3. The system of claim 2, wherein the low-pass filter includes:

a substantially flat filter response in a passband up to a speaker transition band approximately coincident with a low-frequency passband limit of the loudspeaker;

a filter transition band approximately centered on the low-frequency passband limit of the loudspeaker; and

a filter stop band in the frequency range above the filter transition band.

4. The system of claim 3, further including:

a limiter electrically connected between the dynamic high-pass filter and the amplifier and having a limiter control port; and

at least one additional side chain electrically connected:

to the dynamic high-pass filter to receive the filtered signal generated by the dynamic high-pass filter; and

to the limiter control port to provide a limiting signal to the limiter based on the filtered signal, thereby controlling the limiter.

5. The system of claim 4, wherein one of the at least one side chains comprises:

a driver excursion predictor;

a second full wave rectifier; and

a second non-linear transfer function.

6. The system of claim 4, wherein one of the at least one side chains comprises:

a port velocity predictor;

a third full wave rectifier; and

a third non-linear transfer function.

7. The system of claim 4, wherein one of the at least one side chains comprises:

a passive radiator excursion predictor;

a third full wave rectifier; and

a third non-linear transfer function.

8. The system of claim 3, further including:

a limiter electrically connected between the dynamic high-pass filter and the amplifier and having a limiter control port; and

at least one additional side chain electrically connected to the power amplifier to receive the speaker signal from the power amplifier, and electrically connected to the limiter control port to provide a limiting signal based at least partly on the speaker signal.

9. The system of claim 8, wherein one of the at least one side chains comprises:

an audible clipping predictor;

an audibility transfer function; and

a fourth non-linear transfer function.

10. The system of claim 8, wherein one of the at least one side chains comprises a power measurement system comprising:

a multiplier of the voltage and current in the amplifier;

a thermal time constant modeler; and

a fifth non-linear transfer function.

11. The system of claim 1, further including

a limiter electrically connected between the dynamic high-pass filter and the amplifier, the limiter having a limiter control port; and

at least two additional side chains electrically, each of the at least two additional side chains connected to one of:

the dynamic high-pass filter to receive the filtered signal from the dynamic high-pass filter; and

the power amplifier to receive the speaker signal,

each of the at least two additional side chains further electrically connected to a combining network, the combining network for combining limiting signals from each of the at least two side chains and electrically connected to the control port of the limiter to provide a combined limiting signal to the limiter.

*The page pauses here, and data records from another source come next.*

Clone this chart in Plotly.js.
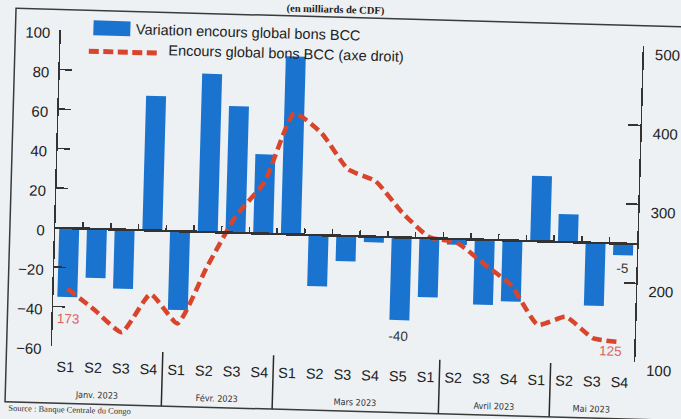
<!DOCTYPE html>
<html><head><meta charset="utf-8">
<script src="https://cdn.plot.ly/plotly-3.0.1.min.js"></script>
<style>
html,body{margin:0;padding:0;overflow:hidden;background:#edf1f3;width:681px;height:419px;}
#chart{width:681px;height:440px;transform:rotate(1.6deg);transform-origin:340.5px 209.5px;}
</style></head><body><div id="chart"></div>
<script>
// ---- data ----
const weekLabels = ["S1","S2","S3","S4","S1","S2","S3","S4","S1","S2","S3","S4","S5","S1","S2","S3","S4","S1","S2","S3","S4"];
const variation = [-35,-25,-30,68,-40,80,64,40,90,-26,-13,-3,-42,-30,-3,-33,-31,33,14,-32,-6];
const encours = [173,147,120,169,133,205,271,315,403,379,334,320,281,251,245,219,193,144,155,129,125];
const months = ["Janv. 2023","Févr. 2023","Mars 2023","Avril 2023","Mai 2023"];
const monthFirst = [0,4,8,14,18];
const monthLast = [3,7,13,17,20];
const seriesNames = ["Variation encours global bons BCC","Encours global bons BCC (axe droit)"];
const lineLabelIdx = [0,20];
const lineLabelText = ["173","125"];
const barLabelIdx = [12,20];
const barLabelText = ["-40","-5"];
const leftRange = [-60,100];
const rightRange = [100,500];
const titleText = "(en milliards de CDF)";
const sourceText = "Source : Banque Centrale du Congo";

// ---- geometry (pixels) ----
const W=681, H=440, L=55.5, R=638, T=37.7, B=354;
const px2x = u => (u-L)/(R-L);
const px2y = v => (B-v)/(B-T);

const idx = weekLabels.map((_,i)=>i);
const bounds = idx.slice(0,-1).map(i=>i+0.5);
const xr = [-0.5, weekLabels.length-0.5];
const barColor = '#1a74cf', lineColor = '#d8452c', labRed = '#e0625c', axCol = '#333';
const font = "Arial, 'Liberation Sans', sans-serif";

const traces = [
  {type:'bar', x:idx, y:variation, name:seriesNames[0], marker:{color:barColor}, showlegend:false, hoverinfo:'skip'},
  {type:'scatter', mode:'lines', x:idx, y:encours, yaxis:'y2', name:seriesNames[1],
   line:{color:lineColor, width:4.5, dash:'10px,5px', shape:'spline', smoothing:0.5}, showlegend:false, hoverinfo:'skip'},
  {type:'scatter', mode:'none', x:[], y:[], xaxis:'x2', yaxis:'y', showlegend:false, hoverinfo:'skip'}
];

const shapes = [];
const annotations = [];
// outer frame
shapes.push({type:'rect', xref:'paper', yref:'paper', x0:px2x(10), x1:px2x(700), y0:px2y(411), y1:px2y(17),
  line:{color:'#3a3a3a', width:1.5}});
// month dividers
for (let k=1;k<months.length;k++){
  shapes.push({type:'line', xref:'x', yref:'paper', x0:monthFirst[k]-0.5, x1:monthFirst[k]-0.5,
    y0:px2y(357), y1:px2y(411), line:{color:'#2a2a2a', width:1.5}});
}
// month labels
months.forEach((m,k)=>{
  annotations.push({xref:'x', yref:'paper', x:(monthFirst[k]+monthLast[k])/2, y:px2y(402),
    xshift: k===0 ? -10 : 0, text:m, showarrow:false, xanchor:'center', yanchor:'middle',
    font:{family:"'Liberation Sans Narrow','Arial Narrow','DejaVu Sans Condensed',sans-serif", size:9, color:'#333'}});
});
// legend
shapes.push({type:'rect', xref:'paper', yref:'paper', x0:px2x(88), x1:px2x(125), y0:px2y(42), y1:px2y(27),
  fillcolor:barColor, line:{width:0}});
shapes.push({type:'line', xref:'paper', yref:'paper', x0:px2x(84), x1:px2x(156), y0:px2y(58), y1:px2y(58),
  line:{color:lineColor, width:5, dash:'10px,4.5px'}});
annotations.push({xref:'paper', yref:'paper', x:px2x(129), y:px2y(35), text:seriesNames[0], showarrow:false,
  xanchor:'left', yanchor:'middle', font:{family:font, size:14.5, color:'#222'}});
annotations.push({xref:'paper', yref:'paper', x:px2x(162), y:px2y(55), text:seriesNames[1], showarrow:false,
  xanchor:'left', yanchor:'middle', font:{family:font, size:14.5, color:'#222'}});
// data labels
const lineShift = [[2,-30],[-10,-9]];
lineLabelIdx.forEach((i,k)=>{
  annotations.push({xref:'x', yref:'y2', x:i, y:encours[i], xshift:lineShift[k][0], yshift:lineShift[k][1],
    text:lineLabelText[k], showarrow:false, font:{family:font, size:13.5, color:labRed}});
});
const barShift = [-16,-13];
barLabelIdx.forEach((i,k)=>{
  annotations.push({xref:'x', yref:'y', x:i, y:variation[i], yshift:barShift[k],
    text:barLabelText[k], showarrow:false, font:{family:font, size:13.5, color:'#333'}});
});
// title (top) and source (bottom), kept fully inside the picture
annotations.push({xref:'paper', yref:'paper', x:px2x(330), y:px2y(3), text:'<b>'+titleText+'</b>', showarrow:false,
  xanchor:'center', yanchor:'top', borderpad:0,
  font:{family:"'Liberation Serif','Times New Roman',serif", size:10.5, color:'#222'}});
annotations.push({xref:'paper', yref:'paper', x:px2x(12), y:px2y(411.5), text:sourceText, showarrow:false,
  xanchor:'left', yanchor:'top', borderpad:0,
  font:{family:"'Liberation Serif',serif", size:8.5, color:'#333'}});

const axBase = {showgrid:false, zeroline:false, fixedrange:true};
const layout = {
  width:W, height:H, margin:{l:L, r:W-R, t:T, b:H-B, pad:0},
  paper_bgcolor:'#edf1f3', plot_bgcolor:'rgba(0,0,0,0)',
  font:{family:font, color:'#222'},
  bargap:0.28, showlegend:false, hovermode:false,
  xaxis:Object.assign({}, axBase, {range:xr, tickmode:'array', tickvals:idx, ticktext:weekLabels,
    showline:false, ticks:'', tickfont:{size:14.5, color:'#222'}, ticklabelstandoff:10}),
  xaxis2:Object.assign({}, axBase, {overlaying:'x', anchor:'free', side:'top',
    position:(0-leftRange[0])/(leftRange[1]-leftRange[0]), range:xr, tickmode:'array', tickvals:bounds,
    ticks:'outside', ticklen:5, tickwidth:1.5, tickcolor:axCol, showline:true, linewidth:2.5, linecolor:axCol,
    showticklabels:false}),
  yaxis:Object.assign({}, axBase, {range:leftRange, tickmode:'linear', tick0:leftRange[0], dtick:20,
    ticks:'inside', ticklen:12, tickwidth:1.5, tickcolor:axCol, showline:true, linewidth:1.5, linecolor:axCol,
    tickfont:{size:15, color:'#222'}, ticklabelstandoff:6, ticklabelshift:3}),
  yaxis2:Object.assign({}, axBase, {overlaying:'y', side:'right', range:rightRange, tickmode:'linear',
    tick0:rightRange[0], dtick:100, ticks:'inside', ticklen:12, tickwidth:1.5, tickcolor:axCol,
    showline:true, linewidth:1.5, linecolor:axCol, tickfont:{size:15, color:'#222'},
    ticklabelstandoff:8, ticklabelshift:8}),
  shapes:shapes, annotations:annotations
};
Plotly.newPlot('chart', traces, layout, {staticPlot:true, displayModeBar:false});
</script></body></html>
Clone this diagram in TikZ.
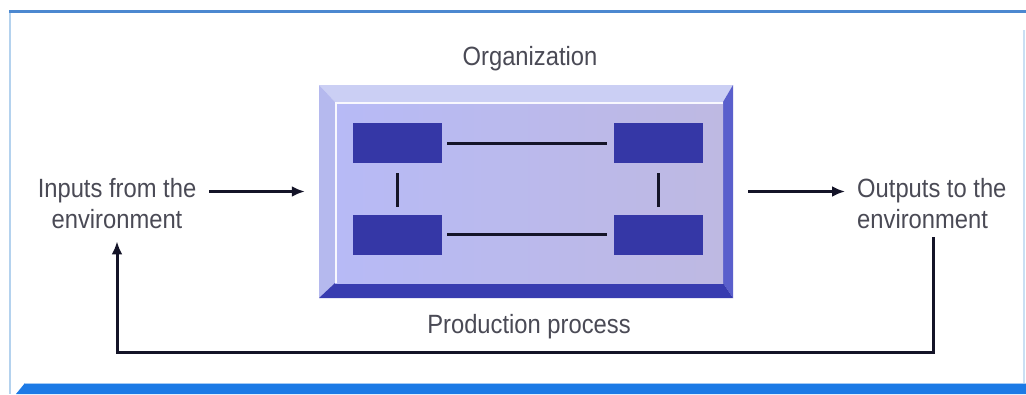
\documentclass[tikz,border=0pt]{standalone}
\usepackage{fontspec}
\setmainfont{Liberation Sans}[FakeStretch=0.9]
\usetikzlibrary{arrows.meta}
\definecolor{txt}{HTML}{4A4A55}
\definecolor{frameblue}{HTML}{4C88D0}
\definecolor{edgeblue}{HTML}{B4D2EE}
\definecolor{barblue}{HTML}{1C7AE6}
\definecolor{bevtop}{HTML}{CBCFF4}
\definecolor{bevleft}{HTML}{B5B9EE}
\definecolor{bevright}{HTML}{5A5FCC}
\definecolor{bevbot}{HTML}{383CB0}
\definecolor{faceA}{HTML}{B7BAF6}
\definecolor{faceB}{HTML}{BEB9E2}
\definecolor{unit}{HTML}{3537A6}
\definecolor{ink}{HTML}{141428}
\tikzset{
  lbl/.style={font=\fontsize{26.4}{31}\selectfont, text=txt, inner sep=0pt},
  unitbox/.style={fill=unit, draw=none, minimum width=89pt, minimum height=40pt, inner sep=0pt},
  link/.style={draw=ink, line width=3pt},
  arr/.style={draw=ink, line width=3pt, -{Latex[length=13pt,width=11pt]}},
}
\begin{document}
\begin{tikzpicture}[x=1pt,y=-1pt]
\useasboundingbox (0,0) rectangle (1026,394);
\fill[white] (0,0) rectangle (1026,394);

% slide frame
\draw[edgeblue, line width=1.5pt] (10,11) -- (10,394);
\draw[edgeblue!70, line width=1.5pt] (1024,30) -- (1024,383);
\draw[frameblue, line width=3pt] (9,11) -- (1026,11);
\fill[barblue] (16,394) -- (25,383) -- (1026,383) -- (1026,394) -- cycle;
\draw[barblue!40, line width=0.8pt] (25,383.4) -- (1026,383.4);

% bevelled organization box
\fill[bevtop] (319,85) -- (733,85) -- (723,102) -- (335,102) -- cycle;
\fill[bevleft] (319,85) -- (335,102) -- (335,283) -- (319,298) -- cycle;
\fill[bevright] (733,85) -- (733,298) -- (723,283) -- (723,102) -- cycle;
\fill[bevbot] (319,298) -- (335,283) -- (723,283) -- (733,298) -- cycle;
\shade[left color=faceA, right color=faceB] (335,102) rectangle (723,283);
\draw[white!90!faceA, line width=2pt] (336,283) -- (336,103) -- (723,103);
\node[inner sep=0pt, minimum width=414pt, minimum height=213pt] (box) at (526,191.5) {};

% production units
\node[unitbox] (tl) at (397.5,143) {};
\node[unitbox] (bl) at (397.5,234.5) {};
\node[unitbox] (tr) at (658.5,143) {};
\node[unitbox] (br) at (658.5,234.5) {};
\draw[link, shorten <=5pt, shorten >=7pt] (tl) -- (tr);
\draw[link, shorten <=5pt, shorten >=7pt] (bl) -- (br);
\draw[link, shorten <=10pt, shorten >=7pt] (tl) -- (bl);
\draw[link, shorten <=10pt, shorten >=7pt] (tr) -- (br);

% labels
\node[lbl, anchor=base] (org) at (530,65) {Organization};
\node[lbl, anchor=base] (prod) at (529,333) {Production process};
\node[lbl, align=center] (inp) at (117,204) {Inputs from the\\environment};
\node[lbl, align=left, anchor=west] (outp) at (857,204) {Outputs to the\\environment};

% flows
\draw[arr, shorten <=13pt, shorten >=14pt] (inp.east |- box.west) -- (box.west);
\draw[arr, shorten <=15pt, shorten >=12pt] (box.east) -- (outp.west |- box.east);

% feedback loop
\coordinate (fbR) at (933,352);
\coordinate (fbL) at (117,352);
\draw[arr, shorten <=8pt, shorten >=12pt]
  (outp.south -| fbR) -- (fbR) -- (fbL) -- (inp.south -| fbL);
\end{tikzpicture}
\end{document}
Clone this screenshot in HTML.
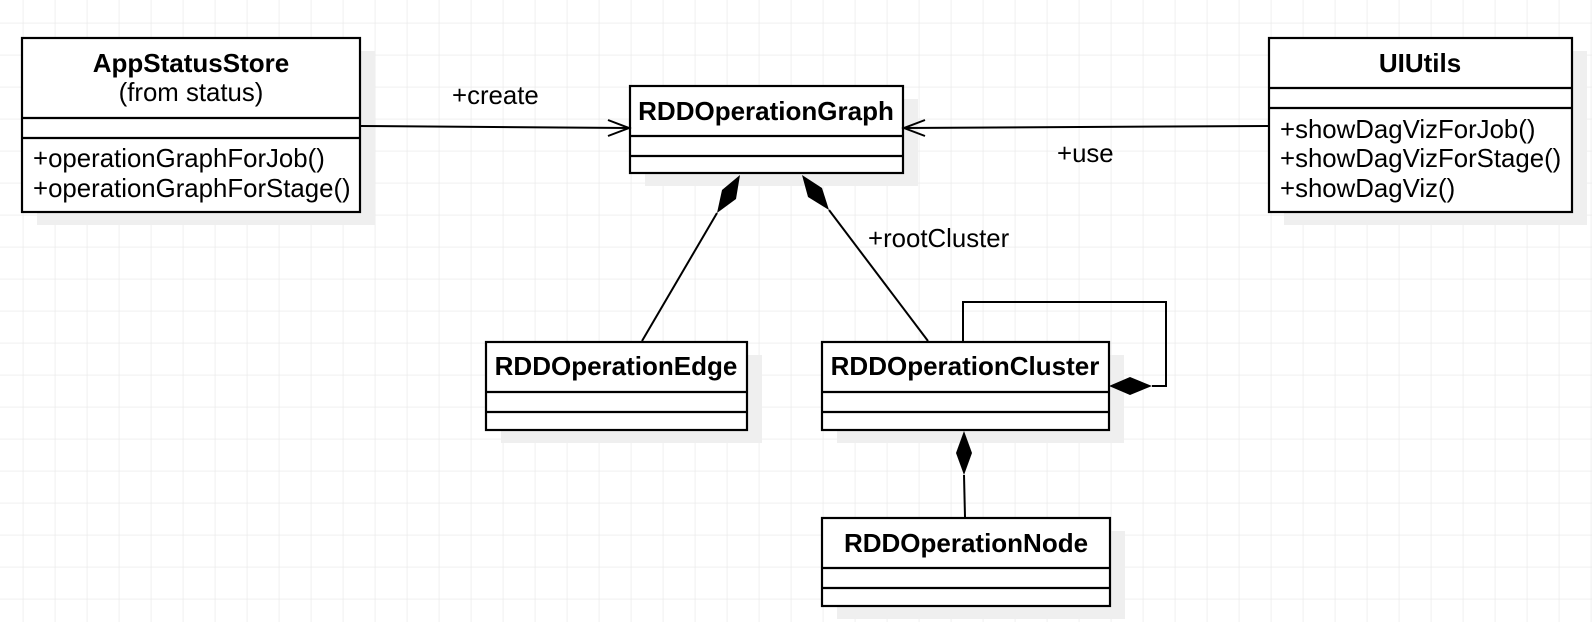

12. The system of claim 11, wherein the combining network selects the highest signal from among its inputs as the combined limiting signal.

13. The system of claim 1, wherein the dynamic high-pass filter is preceded by an all-pass filter having a characteristic approximately equal to at least the average insertion and group delay of at least one of the side chains.

14. A method for extending the low frequency bandwidth of an audio system, the method comprising:

providing an unfiltered input signal to a dynamic high-pass filter;

providing the unfiltered input signal to a first side chain of the audio system;

low-pass filtering the unfiltered input signal to generate a low-pass signal with a transition band at approximately the lowest resonate frequency of a speaker enclosure of the audio system;

generating a control signal from the low-pass signal;

providing the control signal to a filter control port of the dynamic high-pass filter;

adjusting a frequency and q of the high-pass filter based on the control signal to limit a speaker excursion of the audio system when the control signal is high;

filtering the unfiltered input signal in the dynamic high-pass filter using the adjusted filter parameters to generate a filtered signal;

providing the filtered signal to a power amplifier

amplifying the filtered signal in the power amplifier to generate a speaker signal; and

providing the speaker signal to a speaker.

15. The method of claim 14, further including:

providing the low-pass signal to a rectifier to generate a rectified signal; and

generating the control signal from the rectified signal.

16. A method for extending the low frequency bandwidth of an audio system, the method comprising:

providing an input signal to a dynamic high-pass filter

providing the input signal to a first side chain of the audio system;

low-pass filtering the input signal in the first side chain to generate a low-pass signal with a transition band at approximately the lowest resonate frequency of a speaker enclosure of the audio system;

generating a control signal from the low-pass signal;

providing the control signal to a filter control port of the dynamic high-pass filter;

adjusting the parameters of the dynamic high-pass filter based on the control signal to limit a speaker excursion of the audio system based on the control signal;

processing the input signal in the dynamic high-pass filter to generate a filtered signal;

providing audio system measurements to at least one of a group of side chains comprising:

an driver excursion limiting side chain;

a port velocity limiting side chain;

an audible clipping limiting side chain; and

a power limiting side chain;

combining outputs of at least one of the group of side chains to generate a limiting signal;

providing the filtered signal to a limiter;

providing the limiting signal to a limiter control port of the limiter;

limiting the filtered signal based on the limiting signal to generate a limited signal;

providing the limited signal to a power amplifier;

amplifying the filtered signal in the power amplifier to generate a speaker signal; and

providing the speaker signal to a speaker.

17. The method of claim 16, wherein the group of side chains includes the driver excursion limiting side chain and the audio system measurements include the filtered signal generated by the dynamic high-pass filter.

18. The method of claim 16, wherein the group of side chains includes the port velocity limiting side chain and the audio system measurements include the filtered signal generated by the dynamic high-pass filter.

19. The method of claim 16, wherein the group of side chains includes the audible clipping limiting side chain and the audio system measurements include the speaker signal generated by the power amplifier.

20. The method of claim 16, wherein the group of side chains includes the power limiting side chain and the audio system measurements include the speaker signal generated by the power amplifier.